Pakistani television and film producer

Sadia Jabbar Qasim is a Pakistani television and film producer. She founded Sadia Jabbar Production in 2014, to produce television serials for private channels in Pakistan.

== Career ==

In 2016, Qasim produced her first feature film Balu Mahi.

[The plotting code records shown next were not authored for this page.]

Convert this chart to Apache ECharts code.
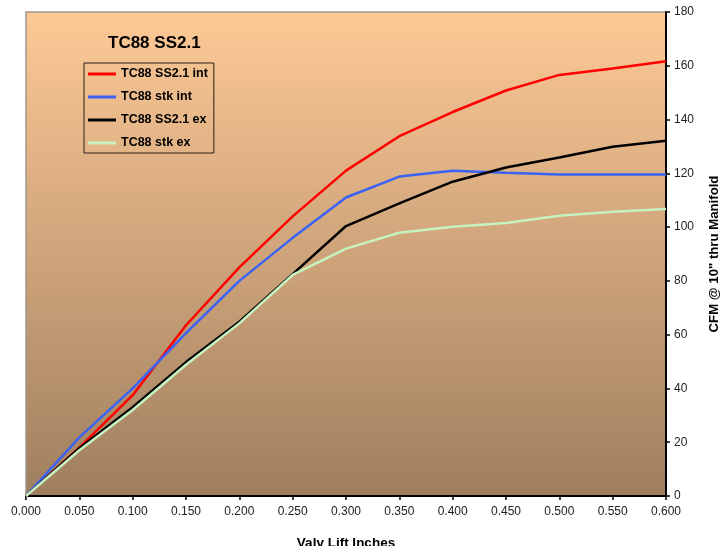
<!DOCTYPE html>
<html>
<head>
<meta charset="utf-8">
<script src="https://cdn.jsdelivr.net/npm/echarts@6/dist/echarts.min.js"></script>
<style>
html,body{margin:0;padding:0;background:#fff;}
#c{width:725px;height:546px;}
</style>
</head>
<body>
<div id="c"></div>
<script>
const lift = [0.000, 0.050, 0.100, 0.150, 0.200, 0.250, 0.300, 0.350, 0.400, 0.450, 0.500, 0.550, 0.600];
const ss21Int = [0, 18, 37.5, 63.5, 85, 104, 121, 133.8, 142.8, 150.8, 156.6, 159, 161.7];
const stkInt  = [0, 21.8, 40, 60.6, 80, 96, 111, 118.8, 121, 120.2, 119.6, 119.6, 119.6];
const ss21Ex  = [0, 17.8, 33, 49.8, 64.8, 82.5, 100.4, 108.8, 116.9, 122.2, 125.9, 129.9, 132.1];
const stkEx   = [0, 17, 32, 48.8, 64.2, 82.2, 92, 97.9, 100.1, 101.5, 104.2, 105.7, 106.7];
const seriesNames = ['TC88 SS2.1 int', 'TC88 stk int', 'TC88 SS2.1 ex', 'TC88 stk ex'];
const seriesColors = ['#FF0000', '#3A63F5', '#000000', '#C6F2C0'];
const seriesData = [ss21Int, stkInt, ss21Ex, stkEx];

const chart = echarts.init(document.getElementById('c'), null, {renderer: 'canvas'});
const font = 'Liberation Sans, Arial, sans-serif';
chart.setOption({
  backgroundColor: '#ffffff',
  animation: false,
  title: {
    text: 'TC88 SS2.1',
    left: 103, top: 30,
    textStyle: {fontFamily: font, fontSize: 17, fontWeight: 'bold', color: '#000'}
  },
  legend: {
    orient: 'vertical',
    left: 84, top: 63,
    padding: [4, 6, 3, 4],
    itemGap: 9,
    itemWidth: 28, itemHeight: 3,
    icon: 'rect',
    borderColor: '#2a2018', borderWidth: 1,
    backgroundColor: 'transparent',
    textStyle: {fontFamily: font, fontSize: 12.5, fontWeight: 'bold', color: '#000', lineHeight: 14},
    data: seriesNames
  },
  grid: {
    left: 26, right: 59, top: 12, bottom: 50,
    containLabel: false,
    outerBoundsMode: 'none',
    show: true,
    borderColor: '#A0968C', borderWidth: 1.5,
    backgroundColor: new echarts.graphic.LinearGradient(0, 0, 0, 1, [
      {offset: 0, color: '#FEC996'},
      {offset: 1, color: '#9F7F5F'}
    ])
  },
  xAxis: {
    type: 'value',
    min: 0, max: 0.6, interval: 0.05,
    name: 'Valv Lift Inches',
    nameLocation: 'middle',
    nameGap: 40,
    nameTextStyle: {fontFamily: font, fontSize: 13.5, fontWeight: 'bold', color: '#000'},
    axisLine: {show: true, onZero: false, lineStyle: {color: '#000', width: 2}},
    axisTick: {show: true, length: 4, lineStyle: {color: '#000', width: 1.5}},
    splitLine: {show: false},
    axisLabel: {fontFamily: font, fontSize: 12, color: '#222', margin: 10,
      formatter: v => v.toFixed(3)}
  },
  yAxis: {
    type: 'value',
    position: 'right',
    min: 0, max: 180, interval: 20,
    name: 'CFM @ 10" thru Manifold',
    nameLocation: 'middle',
    nameGap: 42,
    nameRotate: 90,
    nameTextStyle: {fontFamily: font, fontSize: 13.2, fontWeight: 'bold', color: '#000'},
    axisLine: {show: true, onZero: false, lineStyle: {color: '#000', width: 2}},
    axisTick: {show: true, length: 4, lineStyle: {color: '#000', width: 1.5}},
    splitLine: {show: false},
    axisLabel: {fontFamily: font, fontSize: 12, color: '#222', margin: 8}
  },
  series: seriesNames.map((n, i) => ({
    name: n,
    type: 'line',
    symbol: 'none',
    color: seriesColors[i],
    lineStyle: {width: 2.5, color: seriesColors[i]},
    data: lift.map((x, j) => [x, seriesData[i][j]])
  }))
});
</script>
</body>
</html>
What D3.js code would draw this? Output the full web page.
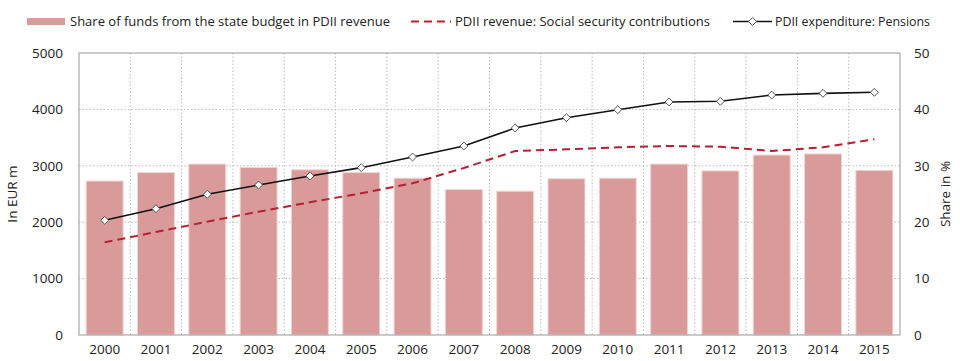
<!DOCTYPE html>
<html><head><meta charset="utf-8">
<script src="https://cdn.jsdelivr.net/npm/d3@7/dist/d3.min.js"></script>
<style>body{margin:0;background:#fff}text{font-family:"Open Sans",sans-serif;fill:#222}</style>
</head><body><svg id="c" width="960" height="361"></svg>
<script>
const years = ["2000","2001","2002","2003","2004","2005","2006","2007","2008","2009","2010","2011","2012","2013","2014","2015"];
const shareStateBudget = [27.3,28.8,30.3,29.7,29.3,28.8,27.8,25.8,25.5,27.7,27.8,30.3,29.1,31.9,32.1,29.2];
const socialContrib = [1643,1826,2009,2186,2353,2512,2690,2961,3262,3292,3328,3351,3339,3262,3328,3470];
const pensions = [2034,2240,2495,2660,2819,2967,3156,3351,3670,3853,3995,4131,4144,4255,4285,4303];
const leftTicks = [0,1000,2000,3000,4000,5000];
const rightTicks = [0,10,20,30,40,50];

const svg = d3.select("#c");
const L = 79, R = 900, T = 53, B = 335;
const x = d3.scaleBand().domain(years).range([L, R]).paddingInner(0.28).paddingOuter(0.14);
const xb = d3.scaleBand().domain(years).range([L, R]);
const yL = d3.scaleLinear().domain([0, 5000]).range([B, T]);
const yR = d3.scaleLinear().domain([0, 50]).range([B, T]);

// grid
const g = svg.append("g");
g.selectAll("line.h").data(leftTicks.slice(1, -1)).join("line")
  .attr("x1", L).attr("x2", R).attr("y1", d => yL(d)).attr("y2", d => yL(d))
  .attr("stroke", "#bbb").attr("stroke-dasharray", "1.5,2");
g.selectAll("line.v").data(years.slice(1)).join("line")
  .attr("x1", d => xb(d)).attr("x2", d => xb(d)).attr("y1", T).attr("y2", B)
  .attr("stroke", "#bbb").attr("stroke-dasharray", "1.5,2");

// bars
svg.append("g").selectAll("rect").data(years).join("rect")
  .attr("x", d => x(d)).attr("width", x.bandwidth())
  .attr("y", (d, i) => yR(shareStateBudget[i])).attr("height", (d, i) => B - yR(shareStateBudget[i]))
  .attr("fill", "#d99a9a").attr("stroke", "#f2d4d4").attr("stroke-width", 1);

// frame
svg.append("rect").attr("x", L).attr("y", T).attr("width", R - L).attr("height", B - T)
  .attr("fill", "none").attr("stroke", "#aaa").attr("stroke-width", 1.2);

const cx = d => xb(d) + xb.bandwidth() / 2;
// dashed line
svg.append("path").datum(socialContrib)
  .attr("d", d3.line().x((d, i) => cx(years[i])).y(d => yL(d)))
  .attr("fill", "none").attr("stroke", "#b52035").attr("stroke-width", 2).attr("stroke-dasharray", "8,5");
// pensions
svg.append("path").datum(pensions)
  .attr("d", d3.line().x((d, i) => cx(years[i])).y(d => yL(d)))
  .attr("fill", "none").attr("stroke", "#111").attr("stroke-width", 1.6);
const sym = d3.symbol().type(d3.symbolDiamond2).size(40);
svg.append("g").selectAll("path").data(pensions).join("path")
  .attr("transform", (d, i) => `translate(${cx(years[i])},${yL(d)})`)
  .attr("d", sym).attr("fill", "#fff").attr("stroke", "#555").attr("stroke-width", 1);

// axes
const axL = d3.axisLeft(yL).tickValues(leftTicks).tickFormat(d3.format("d")).tickSize(0).tickPadding(16);
const gl = svg.append("g").attr("transform", `translate(${L},0)`).call(axL);
const axR = d3.axisRight(yR).tickValues(rightTicks).tickFormat(d3.format("d")).tickSize(0).tickPadding(14);
const gr = svg.append("g").attr("transform", `translate(${R},0)`).call(axR);
const axB = d3.axisBottom(xb).tickSize(0).tickPadding(9);
const gb = svg.append("g").attr("transform", `translate(0,${B})`).call(axB);
[gl, gr, gb].forEach(a => { a.select(".domain").remove(); a.selectAll("text").attr("font-size", 13.5).attr("fill", "#222").attr("font-family", "Open Sans"); });

svg.append("text").attr("transform", `translate(17,${(T + B) / 2}) rotate(-90)`)
  .attr("text-anchor", "middle").attr("font-size", 13.5).text("In EUR m");
svg.append("text").attr("transform", `translate(950,${(T + B) / 2}) rotate(-90)`)
  .attr("text-anchor", "middle").attr("font-size", 13.5).text("Share in %");

// legend
const lg = svg.append("g");
lg.append("rect").attr("x", 27).attr("y", 18).attr("width", 38).attr("height", 7).attr("fill", "#d99a9a");
lg.append("text").attr("x", 70).attr("y", 26).attr("font-size", 13.5)
  .attr("textLength", 320).attr("lengthAdjust", "spacingAndGlyphs").text("Share of funds from the state budget in PDII revenue");
lg.append("line").attr("x1", 411).attr("x2", 451).attr("y1", 21.5).attr("y2", 21.5)
  .attr("stroke", "#b52035").attr("stroke-width", 2).attr("stroke-dasharray", "8,5");
lg.append("text").attr("x", 455).attr("y", 26).attr("font-size", 13.5)
  .attr("textLength", 255).attr("lengthAdjust", "spacingAndGlyphs").text("PDII revenue: Social security contributions");
lg.append("line").attr("x1", 733).attr("x2", 772).attr("y1", 21.5).attr("y2", 21.5).attr("stroke", "#111").attr("stroke-width", 1.6);
lg.append("path").attr("transform", "translate(752.5,21.5)").attr("d", sym).attr("fill", "#fff").attr("stroke", "#555");
lg.append("text").attr("x", 775).attr("y", 26).attr("font-size", 13.5)
  .attr("textLength", 155).attr("lengthAdjust", "spacingAndGlyphs").text("PDII expenditure: Pensions");
</script></body></html>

Some of her work includes Mera Naam Yousuf Hai (2015), Takkabur (2015), Farwa Ki ABC (2016), Ghamand (2018), Khafa Khafa Zindagi (2018) and Mere Bewafa (2018).

== Television ==

===Productions===

| Year | Serial | Network | Cast | Episodes | Ref(s) |
|---|---|---|---|---|---|
| 2015 | Mera Naam Yousuf Hai | A-Plus TV | Maya Ali, Osman Khalid Butt | 20 |  |
| 2015 | Farwa Ki ABC | A-Plus TV | Sonya Hussain, Khalid Anam, Irsa Ghazal | 26 |  |
| 2015 | Yeh Mera Deewanapan Hai | A-Plus TV | Saima Noor, Junaid Khan, Irsa Ghazal, Javed Sheikh, Anoushey Abbasi | 48 |  |
| 2015 | Khuda Dekh Raha Hai | A-Plus TV | Sajal Aly, Agha Ali | 20 |  |
| 2015 | Takkabur | A-Plus TV | Fatima Effendi, Alyy Khan | 23 |  |
| 2018 | Ghamand | A-Plus TV | Sunita Marshall, Noman Ijaz, Minal Khan | 25 |  |
| 2018 | Mere Bewafa | A-Plus TV | Sarah Khan, Agha Ali, Zhalay Sarhadi | 24 |  |
| 2018 | Khafa Khafa Zindagi | A-Plus TV | Sumbul Iqbal, Ali Safina | 24 |  |
| 2019 | Dil-e-Bereham | A-Plus TV | Amar Khan, Wahaj Ali, Mariyam Nafees | 16 |  |
| 2019 | Shameless Proposals | YouTube | Various | 7 |  |
| 2019 | Mujhe Beta Chahiye | A-Plus TV | Sabreen Hisbani, Alyy Khan | 26 |  |

== Personal life ==
She married Pakistani film maker Qasim Ali Mureed. She launched her on line brand Mussarat lingerie on 11 January 2025.